TASK TO CARRY OUT → Gather the lines from the material that contain "full".

Figure scripts
## BEGIN
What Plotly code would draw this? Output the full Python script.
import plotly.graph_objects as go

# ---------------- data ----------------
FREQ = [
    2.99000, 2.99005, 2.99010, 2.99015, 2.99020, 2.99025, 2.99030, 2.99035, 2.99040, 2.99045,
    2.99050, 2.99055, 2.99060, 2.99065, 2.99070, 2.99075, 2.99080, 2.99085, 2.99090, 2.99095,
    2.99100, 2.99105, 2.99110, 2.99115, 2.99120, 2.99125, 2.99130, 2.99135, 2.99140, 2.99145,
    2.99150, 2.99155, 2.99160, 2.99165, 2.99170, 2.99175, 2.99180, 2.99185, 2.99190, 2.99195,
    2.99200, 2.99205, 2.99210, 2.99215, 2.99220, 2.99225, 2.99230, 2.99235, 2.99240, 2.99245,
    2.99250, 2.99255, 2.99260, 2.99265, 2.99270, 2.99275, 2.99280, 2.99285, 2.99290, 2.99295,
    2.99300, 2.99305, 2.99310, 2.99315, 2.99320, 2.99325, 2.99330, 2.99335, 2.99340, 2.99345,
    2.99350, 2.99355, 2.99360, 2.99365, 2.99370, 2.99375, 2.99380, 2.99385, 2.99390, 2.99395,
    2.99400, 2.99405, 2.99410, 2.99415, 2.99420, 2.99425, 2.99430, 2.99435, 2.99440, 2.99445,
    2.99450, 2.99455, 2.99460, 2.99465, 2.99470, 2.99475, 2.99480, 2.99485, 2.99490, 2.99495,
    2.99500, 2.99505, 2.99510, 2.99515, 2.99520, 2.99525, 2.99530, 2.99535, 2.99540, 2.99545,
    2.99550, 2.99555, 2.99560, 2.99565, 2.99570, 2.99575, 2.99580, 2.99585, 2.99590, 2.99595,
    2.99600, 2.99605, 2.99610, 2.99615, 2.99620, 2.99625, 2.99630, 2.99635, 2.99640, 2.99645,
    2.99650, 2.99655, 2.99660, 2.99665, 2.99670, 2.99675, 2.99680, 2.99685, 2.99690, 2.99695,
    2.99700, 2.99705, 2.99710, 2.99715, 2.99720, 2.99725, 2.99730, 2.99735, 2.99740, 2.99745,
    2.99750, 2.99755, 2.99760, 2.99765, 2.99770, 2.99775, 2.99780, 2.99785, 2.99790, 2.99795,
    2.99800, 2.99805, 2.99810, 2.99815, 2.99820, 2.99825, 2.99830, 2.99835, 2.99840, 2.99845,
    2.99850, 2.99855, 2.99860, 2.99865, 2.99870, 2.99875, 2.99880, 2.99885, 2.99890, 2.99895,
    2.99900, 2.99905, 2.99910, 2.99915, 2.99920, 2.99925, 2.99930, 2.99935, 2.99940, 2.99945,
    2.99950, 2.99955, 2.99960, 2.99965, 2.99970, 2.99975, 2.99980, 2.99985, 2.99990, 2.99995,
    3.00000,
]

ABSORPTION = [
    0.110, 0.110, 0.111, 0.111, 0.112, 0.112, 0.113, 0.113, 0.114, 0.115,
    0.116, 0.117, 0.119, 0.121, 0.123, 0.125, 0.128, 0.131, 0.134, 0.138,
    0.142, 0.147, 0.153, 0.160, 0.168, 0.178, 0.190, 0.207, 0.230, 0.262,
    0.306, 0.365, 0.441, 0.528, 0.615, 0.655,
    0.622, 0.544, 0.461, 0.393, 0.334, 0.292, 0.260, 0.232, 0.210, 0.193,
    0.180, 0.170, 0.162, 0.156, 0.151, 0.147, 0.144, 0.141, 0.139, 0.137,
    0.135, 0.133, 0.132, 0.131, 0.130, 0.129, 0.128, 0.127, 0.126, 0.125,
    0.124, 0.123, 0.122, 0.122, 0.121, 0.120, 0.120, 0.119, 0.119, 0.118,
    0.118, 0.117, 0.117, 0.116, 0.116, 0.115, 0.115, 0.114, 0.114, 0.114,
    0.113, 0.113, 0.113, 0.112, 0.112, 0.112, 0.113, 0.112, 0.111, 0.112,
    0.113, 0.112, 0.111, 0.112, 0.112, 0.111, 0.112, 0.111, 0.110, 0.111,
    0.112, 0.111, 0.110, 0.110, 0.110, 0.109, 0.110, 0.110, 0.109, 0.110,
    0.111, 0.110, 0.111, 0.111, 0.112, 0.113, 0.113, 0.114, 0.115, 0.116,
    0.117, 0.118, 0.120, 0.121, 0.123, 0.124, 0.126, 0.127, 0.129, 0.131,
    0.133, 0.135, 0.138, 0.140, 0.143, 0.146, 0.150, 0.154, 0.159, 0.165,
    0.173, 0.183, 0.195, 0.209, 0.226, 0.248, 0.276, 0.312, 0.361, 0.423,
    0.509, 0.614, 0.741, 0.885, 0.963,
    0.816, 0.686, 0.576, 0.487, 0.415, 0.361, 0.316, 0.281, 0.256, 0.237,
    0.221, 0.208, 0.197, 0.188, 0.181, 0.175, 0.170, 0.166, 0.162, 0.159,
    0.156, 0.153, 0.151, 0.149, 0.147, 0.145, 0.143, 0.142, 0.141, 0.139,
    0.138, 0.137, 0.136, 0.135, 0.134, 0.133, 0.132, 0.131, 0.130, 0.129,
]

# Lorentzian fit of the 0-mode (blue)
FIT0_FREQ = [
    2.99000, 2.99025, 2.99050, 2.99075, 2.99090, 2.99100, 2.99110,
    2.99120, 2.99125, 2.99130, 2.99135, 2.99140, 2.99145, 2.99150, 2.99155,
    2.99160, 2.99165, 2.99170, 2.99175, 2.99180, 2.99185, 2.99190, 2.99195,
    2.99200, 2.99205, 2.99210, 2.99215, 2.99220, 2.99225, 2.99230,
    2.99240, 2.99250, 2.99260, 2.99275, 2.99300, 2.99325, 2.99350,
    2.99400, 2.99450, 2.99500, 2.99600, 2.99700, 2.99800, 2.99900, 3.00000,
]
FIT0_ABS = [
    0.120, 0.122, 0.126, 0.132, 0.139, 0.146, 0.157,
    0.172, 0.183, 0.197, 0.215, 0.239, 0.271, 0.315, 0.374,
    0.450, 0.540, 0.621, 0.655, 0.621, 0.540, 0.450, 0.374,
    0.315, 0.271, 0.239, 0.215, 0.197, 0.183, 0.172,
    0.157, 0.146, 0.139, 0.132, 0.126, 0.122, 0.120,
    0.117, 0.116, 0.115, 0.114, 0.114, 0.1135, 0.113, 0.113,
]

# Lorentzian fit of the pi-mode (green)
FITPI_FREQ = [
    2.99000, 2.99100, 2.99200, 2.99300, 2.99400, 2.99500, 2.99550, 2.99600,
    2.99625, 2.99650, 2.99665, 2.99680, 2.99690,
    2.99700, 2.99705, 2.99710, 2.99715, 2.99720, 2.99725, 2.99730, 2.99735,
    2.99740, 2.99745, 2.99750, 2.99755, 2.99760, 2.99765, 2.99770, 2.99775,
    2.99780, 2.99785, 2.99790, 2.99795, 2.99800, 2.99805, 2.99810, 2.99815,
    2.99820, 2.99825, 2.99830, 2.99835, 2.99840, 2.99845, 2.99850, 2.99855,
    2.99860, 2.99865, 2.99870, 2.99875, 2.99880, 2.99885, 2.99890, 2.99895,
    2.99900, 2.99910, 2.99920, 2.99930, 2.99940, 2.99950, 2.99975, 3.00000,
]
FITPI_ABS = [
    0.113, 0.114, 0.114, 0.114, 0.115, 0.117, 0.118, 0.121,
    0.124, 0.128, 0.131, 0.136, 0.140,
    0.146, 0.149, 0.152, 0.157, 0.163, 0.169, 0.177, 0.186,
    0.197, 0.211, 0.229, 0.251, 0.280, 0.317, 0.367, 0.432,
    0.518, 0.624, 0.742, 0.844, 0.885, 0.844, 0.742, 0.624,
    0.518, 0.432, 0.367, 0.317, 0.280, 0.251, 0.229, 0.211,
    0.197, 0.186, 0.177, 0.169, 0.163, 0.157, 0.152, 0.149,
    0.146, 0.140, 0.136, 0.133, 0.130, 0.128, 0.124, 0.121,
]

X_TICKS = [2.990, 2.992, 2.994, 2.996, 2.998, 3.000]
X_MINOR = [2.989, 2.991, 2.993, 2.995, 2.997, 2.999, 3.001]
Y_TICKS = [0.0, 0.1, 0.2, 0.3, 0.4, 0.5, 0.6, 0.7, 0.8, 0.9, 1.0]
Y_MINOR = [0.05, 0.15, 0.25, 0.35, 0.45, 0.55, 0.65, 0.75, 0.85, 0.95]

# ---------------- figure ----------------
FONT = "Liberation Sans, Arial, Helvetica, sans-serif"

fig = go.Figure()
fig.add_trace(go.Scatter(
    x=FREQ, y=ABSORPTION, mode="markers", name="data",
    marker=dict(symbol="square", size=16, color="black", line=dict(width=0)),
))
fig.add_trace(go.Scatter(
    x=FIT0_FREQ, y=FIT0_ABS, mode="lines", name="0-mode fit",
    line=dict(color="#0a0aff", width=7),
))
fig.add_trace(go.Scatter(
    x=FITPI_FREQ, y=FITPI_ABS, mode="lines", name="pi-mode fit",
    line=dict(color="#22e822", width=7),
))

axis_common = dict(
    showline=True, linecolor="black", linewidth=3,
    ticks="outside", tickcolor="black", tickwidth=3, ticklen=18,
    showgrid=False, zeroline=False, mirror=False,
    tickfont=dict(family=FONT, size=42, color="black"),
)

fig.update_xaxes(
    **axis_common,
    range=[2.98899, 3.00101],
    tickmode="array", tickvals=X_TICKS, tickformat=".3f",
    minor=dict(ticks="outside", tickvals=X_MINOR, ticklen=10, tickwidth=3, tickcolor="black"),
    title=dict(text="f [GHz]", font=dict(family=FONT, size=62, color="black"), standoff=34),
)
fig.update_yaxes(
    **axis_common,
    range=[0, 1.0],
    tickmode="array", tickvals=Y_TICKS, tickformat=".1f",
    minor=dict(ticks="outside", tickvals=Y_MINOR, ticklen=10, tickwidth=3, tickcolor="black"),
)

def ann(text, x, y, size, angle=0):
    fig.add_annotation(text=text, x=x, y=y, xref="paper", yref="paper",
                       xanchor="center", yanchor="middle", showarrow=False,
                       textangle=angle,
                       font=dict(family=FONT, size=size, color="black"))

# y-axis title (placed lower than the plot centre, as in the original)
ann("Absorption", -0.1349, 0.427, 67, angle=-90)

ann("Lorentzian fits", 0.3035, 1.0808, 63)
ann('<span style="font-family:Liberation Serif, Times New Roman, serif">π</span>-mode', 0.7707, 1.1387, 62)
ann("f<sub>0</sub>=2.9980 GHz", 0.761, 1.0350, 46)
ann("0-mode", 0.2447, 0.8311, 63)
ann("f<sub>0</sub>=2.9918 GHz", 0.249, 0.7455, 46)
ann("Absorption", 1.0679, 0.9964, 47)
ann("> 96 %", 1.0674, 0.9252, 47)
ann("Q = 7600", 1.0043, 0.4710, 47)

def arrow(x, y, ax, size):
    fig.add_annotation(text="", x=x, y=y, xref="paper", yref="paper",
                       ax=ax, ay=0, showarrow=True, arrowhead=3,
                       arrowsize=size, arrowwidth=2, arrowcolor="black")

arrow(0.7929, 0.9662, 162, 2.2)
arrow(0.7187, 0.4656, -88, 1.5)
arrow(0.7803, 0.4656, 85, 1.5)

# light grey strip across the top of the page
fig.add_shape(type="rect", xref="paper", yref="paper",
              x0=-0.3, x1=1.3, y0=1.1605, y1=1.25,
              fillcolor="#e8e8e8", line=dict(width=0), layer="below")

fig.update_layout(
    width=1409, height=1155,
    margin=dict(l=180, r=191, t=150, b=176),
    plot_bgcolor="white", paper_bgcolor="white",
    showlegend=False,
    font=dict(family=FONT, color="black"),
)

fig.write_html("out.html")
## END
## BEGIN
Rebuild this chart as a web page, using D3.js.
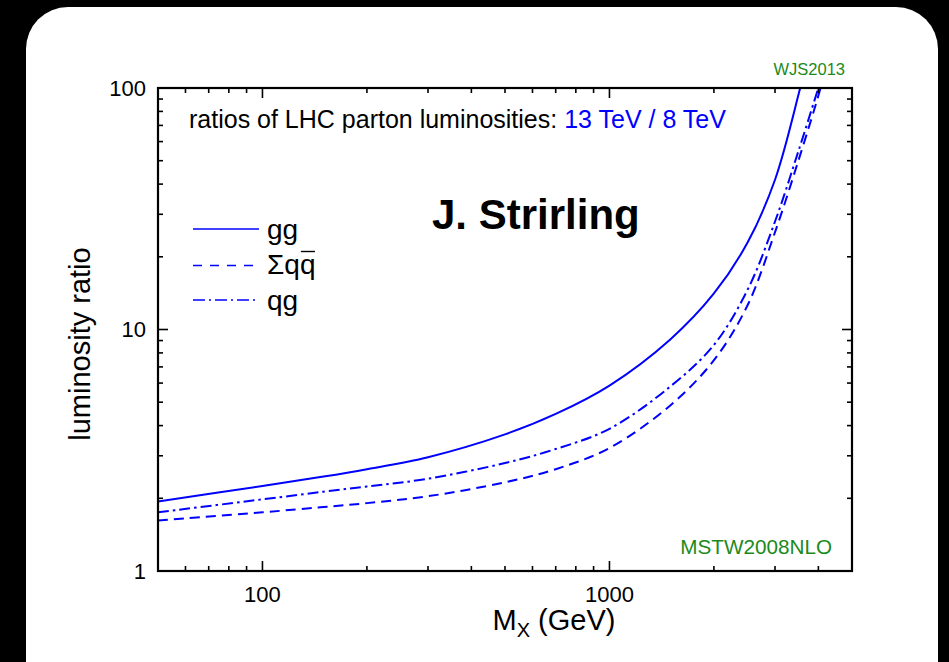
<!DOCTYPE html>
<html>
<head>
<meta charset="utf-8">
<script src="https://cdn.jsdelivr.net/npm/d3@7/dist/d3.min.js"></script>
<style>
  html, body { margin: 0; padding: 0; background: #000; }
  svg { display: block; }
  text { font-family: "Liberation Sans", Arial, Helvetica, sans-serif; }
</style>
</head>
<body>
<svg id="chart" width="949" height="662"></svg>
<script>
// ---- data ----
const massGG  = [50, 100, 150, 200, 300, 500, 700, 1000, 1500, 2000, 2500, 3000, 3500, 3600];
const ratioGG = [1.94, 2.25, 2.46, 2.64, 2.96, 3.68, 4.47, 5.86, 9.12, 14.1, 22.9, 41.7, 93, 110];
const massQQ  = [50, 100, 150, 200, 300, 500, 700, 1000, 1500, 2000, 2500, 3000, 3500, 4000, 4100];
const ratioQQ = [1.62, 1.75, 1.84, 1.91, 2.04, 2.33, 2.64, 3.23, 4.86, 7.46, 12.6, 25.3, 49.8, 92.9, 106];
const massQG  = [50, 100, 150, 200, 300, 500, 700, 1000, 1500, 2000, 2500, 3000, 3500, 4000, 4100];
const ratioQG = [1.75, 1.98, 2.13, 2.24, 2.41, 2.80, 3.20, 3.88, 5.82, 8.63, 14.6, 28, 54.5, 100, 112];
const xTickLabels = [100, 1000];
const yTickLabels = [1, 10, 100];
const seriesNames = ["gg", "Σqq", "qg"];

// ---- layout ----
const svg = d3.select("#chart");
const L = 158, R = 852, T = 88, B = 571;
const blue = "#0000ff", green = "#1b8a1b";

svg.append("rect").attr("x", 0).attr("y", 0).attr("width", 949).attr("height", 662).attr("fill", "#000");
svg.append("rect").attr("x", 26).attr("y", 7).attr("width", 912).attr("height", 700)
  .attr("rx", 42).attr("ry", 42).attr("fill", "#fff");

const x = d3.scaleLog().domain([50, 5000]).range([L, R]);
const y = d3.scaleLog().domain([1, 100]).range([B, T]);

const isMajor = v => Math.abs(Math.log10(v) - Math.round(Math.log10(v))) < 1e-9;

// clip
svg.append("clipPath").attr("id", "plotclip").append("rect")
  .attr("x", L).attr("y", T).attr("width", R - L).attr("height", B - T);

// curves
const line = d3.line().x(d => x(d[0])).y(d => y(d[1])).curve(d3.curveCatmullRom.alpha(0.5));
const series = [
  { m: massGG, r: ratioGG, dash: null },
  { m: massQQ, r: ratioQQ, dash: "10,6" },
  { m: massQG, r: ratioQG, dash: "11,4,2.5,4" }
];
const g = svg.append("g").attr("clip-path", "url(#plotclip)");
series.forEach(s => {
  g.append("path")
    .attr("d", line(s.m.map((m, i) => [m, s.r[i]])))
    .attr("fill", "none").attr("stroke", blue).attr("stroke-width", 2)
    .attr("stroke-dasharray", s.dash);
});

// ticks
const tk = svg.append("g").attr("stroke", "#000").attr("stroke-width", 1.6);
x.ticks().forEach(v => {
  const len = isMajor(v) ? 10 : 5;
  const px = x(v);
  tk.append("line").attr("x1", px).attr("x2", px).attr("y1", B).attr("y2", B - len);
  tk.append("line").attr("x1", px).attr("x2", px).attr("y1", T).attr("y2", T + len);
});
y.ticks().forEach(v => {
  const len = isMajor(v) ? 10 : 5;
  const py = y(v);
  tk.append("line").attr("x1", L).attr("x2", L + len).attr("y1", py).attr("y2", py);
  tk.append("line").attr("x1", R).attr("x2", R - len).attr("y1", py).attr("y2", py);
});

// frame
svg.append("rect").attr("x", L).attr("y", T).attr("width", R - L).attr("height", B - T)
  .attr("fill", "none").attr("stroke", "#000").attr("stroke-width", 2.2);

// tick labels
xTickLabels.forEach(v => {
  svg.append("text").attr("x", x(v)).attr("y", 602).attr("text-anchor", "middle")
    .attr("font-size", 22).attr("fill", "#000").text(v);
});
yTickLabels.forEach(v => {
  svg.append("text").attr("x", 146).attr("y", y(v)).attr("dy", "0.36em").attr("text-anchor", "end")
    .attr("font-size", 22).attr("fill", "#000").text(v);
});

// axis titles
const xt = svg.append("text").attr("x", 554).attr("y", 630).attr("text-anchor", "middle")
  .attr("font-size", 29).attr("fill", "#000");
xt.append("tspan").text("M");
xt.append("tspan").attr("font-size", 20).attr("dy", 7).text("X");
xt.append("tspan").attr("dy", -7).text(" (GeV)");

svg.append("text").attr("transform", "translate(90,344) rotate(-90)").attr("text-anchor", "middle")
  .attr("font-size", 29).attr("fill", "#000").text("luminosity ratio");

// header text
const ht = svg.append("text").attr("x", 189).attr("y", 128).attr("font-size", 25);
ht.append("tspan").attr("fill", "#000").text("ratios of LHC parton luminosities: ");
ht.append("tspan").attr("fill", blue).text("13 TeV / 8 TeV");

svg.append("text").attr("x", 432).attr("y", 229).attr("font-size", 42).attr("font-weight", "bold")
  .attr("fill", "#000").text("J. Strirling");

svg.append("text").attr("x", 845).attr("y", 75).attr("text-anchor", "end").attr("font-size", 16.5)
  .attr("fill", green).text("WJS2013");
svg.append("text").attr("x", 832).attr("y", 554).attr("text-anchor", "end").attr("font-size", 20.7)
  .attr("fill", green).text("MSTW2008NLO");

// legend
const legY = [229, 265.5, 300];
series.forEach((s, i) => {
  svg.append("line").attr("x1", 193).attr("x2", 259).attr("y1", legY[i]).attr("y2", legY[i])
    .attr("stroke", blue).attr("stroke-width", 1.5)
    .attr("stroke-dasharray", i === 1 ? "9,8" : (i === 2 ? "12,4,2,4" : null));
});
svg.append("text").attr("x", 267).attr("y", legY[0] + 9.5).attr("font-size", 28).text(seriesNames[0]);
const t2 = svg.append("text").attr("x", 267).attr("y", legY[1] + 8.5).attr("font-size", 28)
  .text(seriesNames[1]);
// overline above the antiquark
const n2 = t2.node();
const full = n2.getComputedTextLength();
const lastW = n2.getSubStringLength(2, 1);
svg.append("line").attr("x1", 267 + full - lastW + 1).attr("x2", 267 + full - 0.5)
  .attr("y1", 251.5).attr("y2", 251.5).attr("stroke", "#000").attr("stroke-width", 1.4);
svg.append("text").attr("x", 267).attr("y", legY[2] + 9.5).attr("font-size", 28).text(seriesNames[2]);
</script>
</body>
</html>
## END
EXERCISE OUTPUT →
What Plotly code would draw this? Output the full Python script.
const full = n2.getComputedTextLength();
svg.append("line").attr("x1", 267 + full - lastW + 1).attr("x2", 267 + full - 0.5)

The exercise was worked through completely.